A estas familias quisiera animarlas a dar un paso más, más efectivo, más valioso: a que fueran también ambientes adecuados y eficaces de formación cristiana. Es ello una aportación grande y extraordinaria a la misión de los padres a favor de sus hijos. La familia está llamada a ser templo, o sea, casa de oración: una oración sencilla, llena de esfuerzo y ternura. Una oración que se hace vida. A una familia que hace oración no le faltará nunca la conciencia de la propia vocación fundamental: la de ser un gran camino de unidad, servicio, ayuda mutua constante.

Mientras estaba con estos pensamientos coincidí que empecé a leer un estupendo libro de Manuel Vega Alocén, Director del Centro Penitenciario de Ibiza que bajo el título de "El testimonio de José Humberto Sánchez" presenta una buena biografía de esta persona, boliviana de origen y que vivió los últimos años de su vida en Ibiza y en esos años fue voluntario en el servicio pastoral en el Centro Penitenciario. Conocí y traté un poco a José Humberto y después de leer ese libro he quedado muy satisfecho de haberle conocido. Y cito esto por las cosas que este buen hombre, que falleció en junio de 2014, dice de sus padres, que las menciono como ayuda para tantos padres y madres de Ibiza y Formentera.

Dice de sus padres que no sólo le dieron el ser sino que le dieron la oportunidad de recibir una buena educación. En concreto, de su padre dice que aprendió la bondad, la generosidad, la humanidad, y aunque murió cuando él tenía diez años, quedó para siempre en su vida como un modelo de conducta. Y hablando de su madre dice que de ella aprendió a conocer el amor a Jesucristo, que cada domingo llevaba a todos los hermanos, cogidos de la mano a la misa en la iglesia más cercana, que era una persona que transmitía bien la disciplina y la libertad, y cuando era el caso sabía corregir cuando la ocasión lo requería.

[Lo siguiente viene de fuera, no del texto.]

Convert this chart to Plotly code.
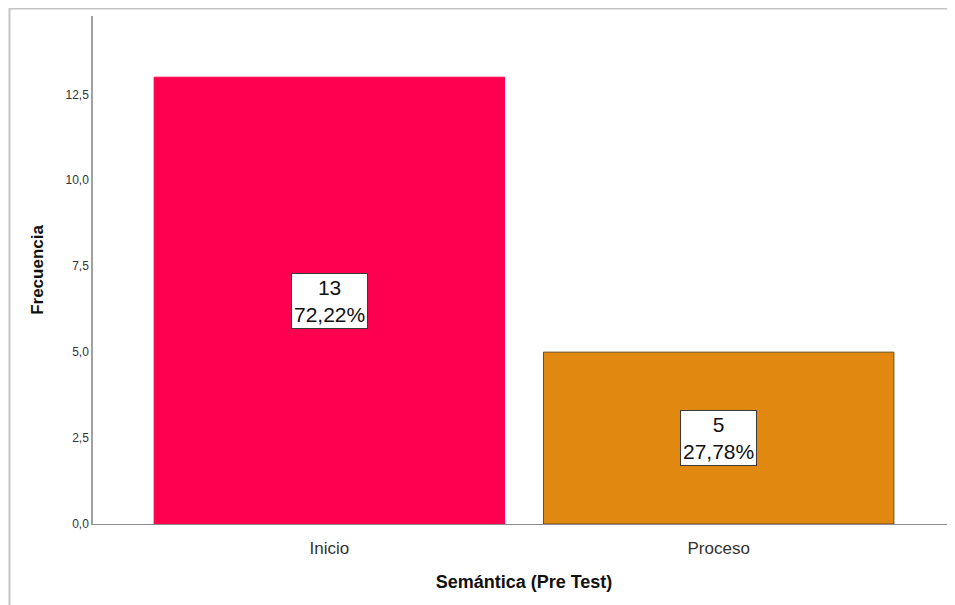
import plotly.graph_objects as go

categories = ["Inicio", "Proceso"]
counts = [13, 5]
percents = [72.22, 27.78]
bar_colors = ["#FF0050", "#E0880F"]
line_colors = ["#FF0050", "#6B4A1A"]
y_ticks = [0, 2.5, 5, 7.5, 10, 12.5]

def fmt(v, d):
    return f"{v:.{d}f}".replace(".", ",")

fig = go.Figure()
fig.add_trace(go.Bar(
    x=[0, 1], y=counts, width=0.9,
    marker=dict(color=bar_colors, line=dict(color=line_colors, width=1)),
    hoverinfo="skip",
))

for i, (c, p) in enumerate(zip(counts, percents)):
    fig.add_annotation(
        x=i, y=c / 2, xref="x", yref="y",
        text=f"{c}<br>{fmt(p, 2)}%", showarrow=False,
        font=dict(family="Liberation Sans, Arial", size=21, color="#111"),
        bgcolor="white", bordercolor="#3a3a3a", borderwidth=1, borderpad=2,
        align="center",
    )

# page has an 8px body margin; figure sized so it ends at the window edge
W, H = 947, 597
L, R, T, B = 85, 0, 8, 81
pw, ph = W - L - R, H - T - B

fig.add_shape(type="rect", xref="paper", yref="paper",
              x0=(1.5 - L) / pw, x1=1.05, y0=-0.3, y1=(ph + 7.5) / ph,
              line=dict(color="#C4C4C4", width=2), fillcolor="rgba(0,0,0,0)",
              layer="below")

fig.update_layout(
    width=W, height=H,
    margin=dict(l=L, r=R, t=T, b=B),
    paper_bgcolor="white", plot_bgcolor="white",
    showlegend=False,
    separators=", ",
    font=dict(family="Liberation Sans, Arial", color="#333"),
    xaxis=dict(
        range=[-0.607, 1.607], tickvals=[0, 1], ticktext=categories,
        showline=True, linecolor="#8C8C8C", linewidth=1, showgrid=False,
        zeroline=False, ticks="", ticklabelstandoff=9,
        tickfont=dict(size=17, color="#333"),
        title=dict(text="<b>Semántica (Pre Test)</b>", font=dict(size=18, color="#111"), standoff=17),
    ),
    yaxis=dict(
        range=[0, 14.78], tickvals=y_ticks, ticktext=[fmt(v, 1) for v in y_ticks],
        showline=True, linecolor="#A0A0A0", linewidth=1.5, showgrid=False,
        zeroline=False, ticks="", tickfont=dict(size=12, color="#333"),
        title=dict(text="<b>Frecuencia</b>", font=dict(size=17, color="#111"), standoff=18),
    ),
)

fig.write_html("out.html")
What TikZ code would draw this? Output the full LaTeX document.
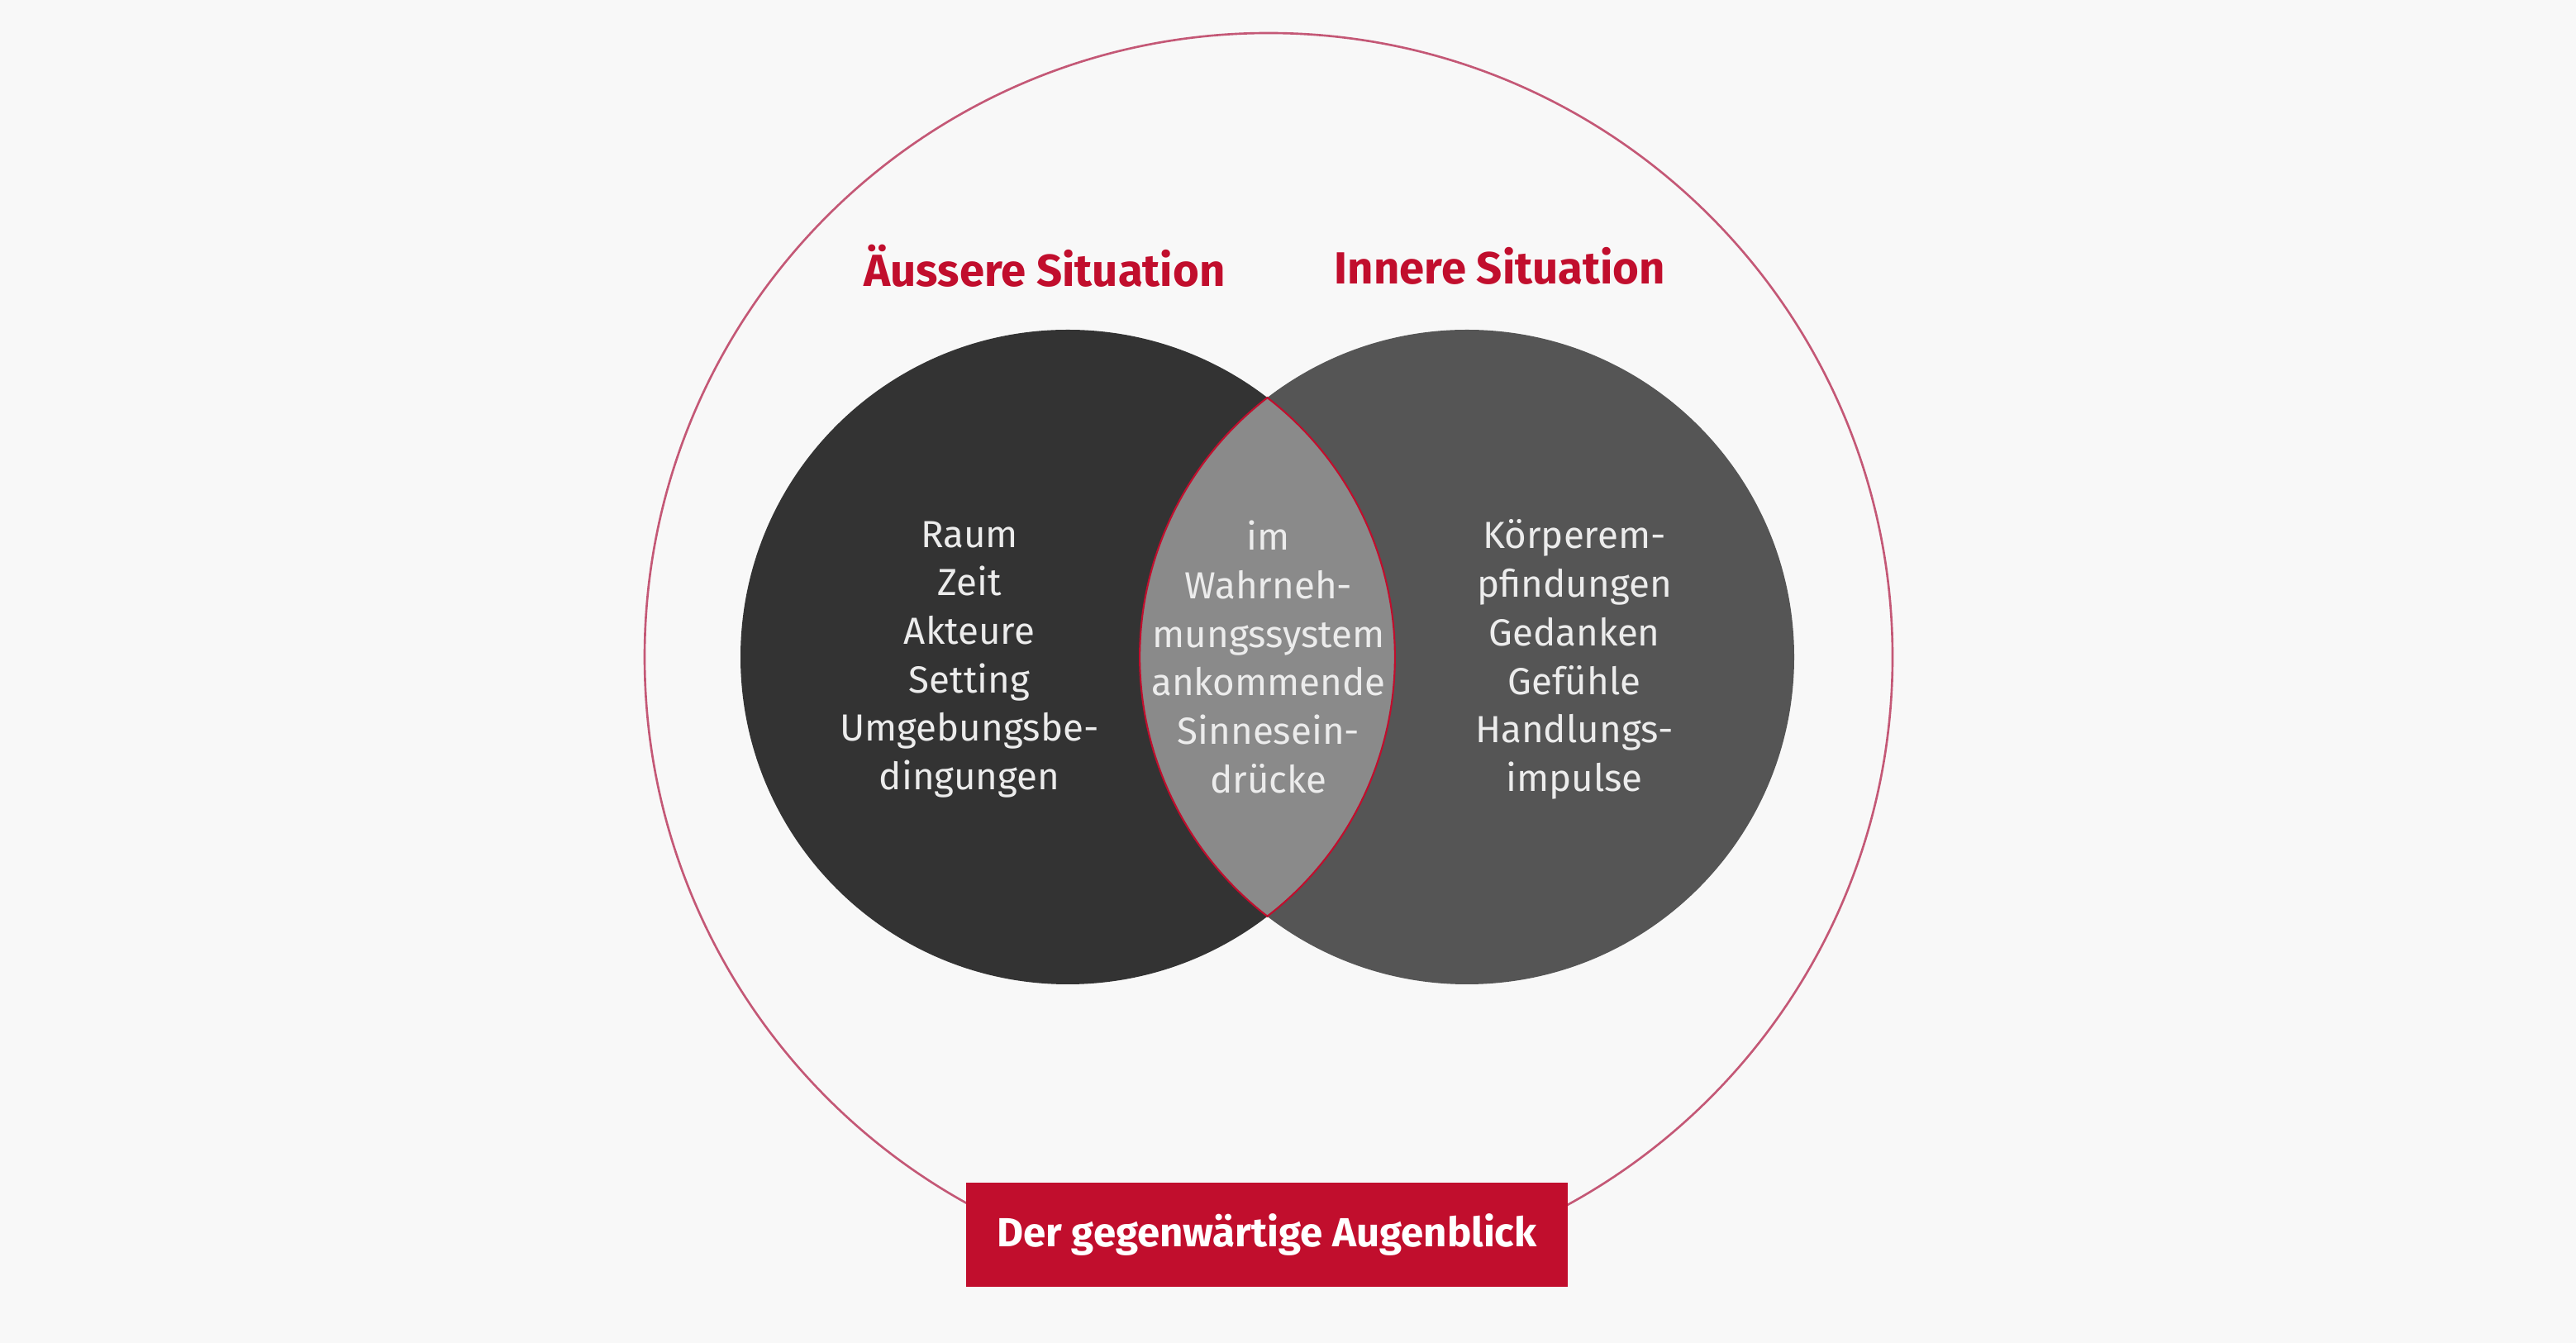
\documentclass[tikz,border=0pt]{standalone}
\usepackage{fontspec}
\setmainfont{Fira Sans}
\usetikzlibrary{positioning}
\definecolor{pagebg}{RGB}{248,248,248}
\definecolor{ringred}{RGB}{196,88,118}
\definecolor{boxred}{RGB}{193,14,45}
\definecolor{outerdark}{RGB}{51,51,51}
\definecolor{innerdark}{RGB}{85,85,85}
\definecolor{lensgray}{RGB}{138,138,138}
\definecolor{textlight}{RGB}{236,236,236}

\begin{document}
\begin{tikzpicture}[
  ball/.style={circle,minimum size=7.92cm,inner sep=0pt},
  body/.style={align=center,text=textlight,font=\fontsize{13}{16.7}\selectfont},
  heading/.style={text=boxred,font=\bfseries\fontsize{15.5}{18}\selectfont},
]
\fill[pagebg] (0,0) rectangle (31.17,16.25);
\useasboundingbox (0,0) rectangle (31.17,16.25);

% moment ring
\node[circle,draw=ringred,line width=0.75pt,minimum size=15.1cm,inner sep=0pt] (moment) at (15.35,8.30) {};

% the two situations
\node[ball,fill=outerdark] (outer) at (12.92,8.30) {};
\node[ball,fill=innerdark] (inner) at (17.75,8.30) {};

% overlap
\fill[lensgray,draw=boxred,line width=0.6pt] (15.335,11.438)
  arc[start angle=52.4,end angle=-52.4,radius=3.96]
  arc[start angle=232.4,end angle=127.6,radius=3.96] -- cycle;

\node[heading] (outerhead) at (12.64,13.03) {Äussere Situation};
\node[heading] (innerhead) at (18.15,13.03) {Innere Situation};

\node[body] (outertext) at (11.73,8.27) {Raum\\Zeit\\Akteure\\Setting\\Umgebungsbe-\\dingungen};
\node[body] (lenstext) at (15.35,8.30) {im\\Wahrneh-\\mungssystem\\ankommende\\Sinnesein-\\drücke};
\node[body] (innertext) at (19.05,8.27) {Körperem-\\pfindungen\\Gedanken\\Gefühle\\Handlungs-\\impulse};

\node[fill=boxred,minimum width=7.28cm,minimum height=1.26cm,text=white,
  font=\bfseries\fontsize{14}{16}\selectfont] (now) at (15.33,1.31) {Der gegenwärtige Augenblick};
\end{tikzpicture}
\end{document}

En definitiva, a tantos buenos padres y madres que hay en Ibiza y Formentera deseo animarlos a que sean así, que sean efectivos en la ecuación humana y cristiana de sus hijos, fruto de su amor hacia ellos, y confiando también en la ayuda experta de educadores y catequistas serios y bien formados. Con esa opción Ibiza y Formentera serán cada vez mejores de lo que ya son, con sus familias que son base de la sociedad y el lugar donde las personas aprenden por vez primera los valores que les guían durante toda su vida.